Task to complete: Exclude the pictures and return every line exactly as written.

Information supplied:
--- Begin ---

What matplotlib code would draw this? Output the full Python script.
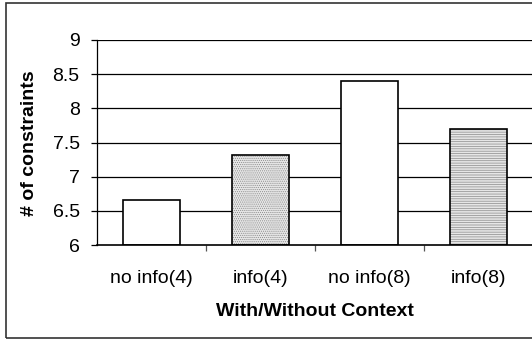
import numpy as np
import matplotlib.pyplot as plt
from matplotlib.patches import Rectangle

# dati
categories = ["no info(4)", "info(4)", "no info(8)", "info(8)"]
values = [6.66, 7.32, 8.40, 7.70]
hatches = [None, "........", None, "-------"]
y_ticks = [6, 6.5, 7, 7.5, 8, 8.5, 9]

plt.rcParams["font.family"] = ["Liberation Sans", "DejaVu Sans"]
plt.rcParams["hatch.linewidth"] = 0.5

fig = plt.figure(figsize=(5.32, 3.39), dpi=100)
ax = fig.add_axes([97 / 532, 1 - 245 / 339, 436 / 532, 205 / 339])

x = np.arange(len(categories))
w = 0.53

# griglia
for t in y_ticks[1:]:
    ax.axhline(t, color="black", lw=0.9, zorder=1)

# riempimento (hatch grigio) poi contorno nero
for xi, v, h in zip(x, values, hatches):
    if h is None:
        ax.bar(xi, v - 6, bottom=6, width=w, color="white", lw=0, zorder=2)
    else:
        ax.bar(xi, v - 6, bottom=6, width=w, color="#e6e6e6", edgecolor="#8a8a8a",
               hatch=h, lw=0, zorder=2)
    ax.bar(xi, v - 6, bottom=6, width=w, fill=False, edgecolor="black", lw=1.2, zorder=3)

ax.set_xlim(-0.5, 3.5)
ax.set_ylim(6, 9)
ax.set_yticks(y_ticks)
ax.set_yticklabels([f"{t:g}" for t in y_ticks])
ax.set_xticks(x)
ax.set_xticklabels(categories)
ax.set_xticks([0.5, 1.5, 2.5], minor=True)

ax.tick_params(axis="y", direction="out", length=4.5, width=0.9, pad=8, labelsize=14)
ax.tick_params(axis="x", which="major", length=0, pad=18, labelsize=14)
ax.tick_params(axis="x", which="minor", direction="out", length=4.5, width=0.9, color="#555555")

for s in ["top", "right"]:
    ax.spines[s].set_visible(False)
ax.spines["left"].set_linewidth(0.9)
ax.spines["bottom"].set_linewidth(1.2)

fig.text(315 / 532, 1 - 312 / 339, "With/Without Context", ha="center", va="center",
         fontsize=14, fontweight="bold")
fig.text(30 / 532, 1 - 143 / 339, "# of constraints", ha="center", va="center",
         rotation=90, fontsize=14, fontweight="bold")

# bordo della figura
fig.patches.append(Rectangle((6 / 532, 1 - 338 / 339), 1.2, (338 - 3) / 339,
                             transform=fig.transFigure, fill=False,
                             edgecolor="#333333", lw=1.2))

fig.savefig("out.png", dpi=100)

--- End ---

Completed task:
What matplotlib code would draw this? Output the full Python script.
import numpy as np
import matplotlib.pyplot as plt
from matplotlib.patches import Rectangle

# dati
categories = ["no info(4)", "info(4)", "no info(8)", "info(8)"]
values = [6.66, 7.32, 8.40, 7.70]
hatches = [None, "........", None, "-------"]
y_ticks = [6, 6.5, 7, 7.5, 8, 8.5, 9]

plt.rcParams["font.family"] = ["Liberation Sans", "DejaVu Sans"]
plt.rcParams["hatch.linewidth"] = 0.5

fig = plt.figure(figsize=(5.32, 3.39), dpi=100)
ax = fig.add_axes([97 / 532, 1 - 245 / 339, 436 / 532, 205 / 339])

x = np.arange(len(categories))
w = 0.53

# griglia
for t in y_ticks[1:]:
    ax.axhline(t, color="black", lw=0.9, zorder=1)

# riempimento (hatch grigio) poi contorno nero
for xi, v, h in zip(x, values, hatches):
    if h is None:
        ax.bar(xi, v - 6, bottom=6, width=w, color="white", lw=0, zorder=2)
    else:
        ax.bar(xi, v - 6, bottom=6, width=w, color="#e6e6e6", edgecolor="#8a8a8a",
               hatch=h, lw=0, zorder=2)
    ax.bar(xi, v - 6, bottom=6, width=w, fill=False, edgecolor="black", lw=1.2, zorder=3)

ax.set_xlim(-0.5, 3.5)
ax.set_ylim(6, 9)
ax.set_yticks(y_ticks)
ax.set_yticklabels([f"{t:g}" for t in y_ticks])
ax.set_xticks(x)
ax.set_xticklabels(categories)
ax.set_xticks([0.5, 1.5, 2.5], minor=True)

ax.tick_params(axis="y", direction="out", length=4.5, width=0.9, pad=8, labelsize=14)
ax.tick_params(axis="x", which="major", length=0, pad=18, labelsize=14)
ax.tick_params(axis="x", which="minor", direction="out", length=4.5, width=0.9, color="#555555")

for s in ["top", "right"]:
    ax.spines[s].set_visible(False)
ax.spines["left"].set_linewidth(0.9)
ax.spines["bottom"].set_linewidth(1.2)

fig.text(315 / 532, 1 - 312 / 339, "With/Without Context", ha="center", va="center",
         fontsize=14, fontweight="bold")
fig.text(30 / 532, 1 - 143 / 339, "# of constraints", ha="center", va="center",
         rotation=90, fontsize=14, fontweight="bold")

# bordo della figura
fig.patches.append(Rectangle((6 / 532, 1 - 338 / 339), 1.2, (338 - 3) / 339,
                             transform=fig.transFigure, fill=False,
                             edgecolor="#333333", lw=1.2))

fig.savefig("out.png", dpi=100)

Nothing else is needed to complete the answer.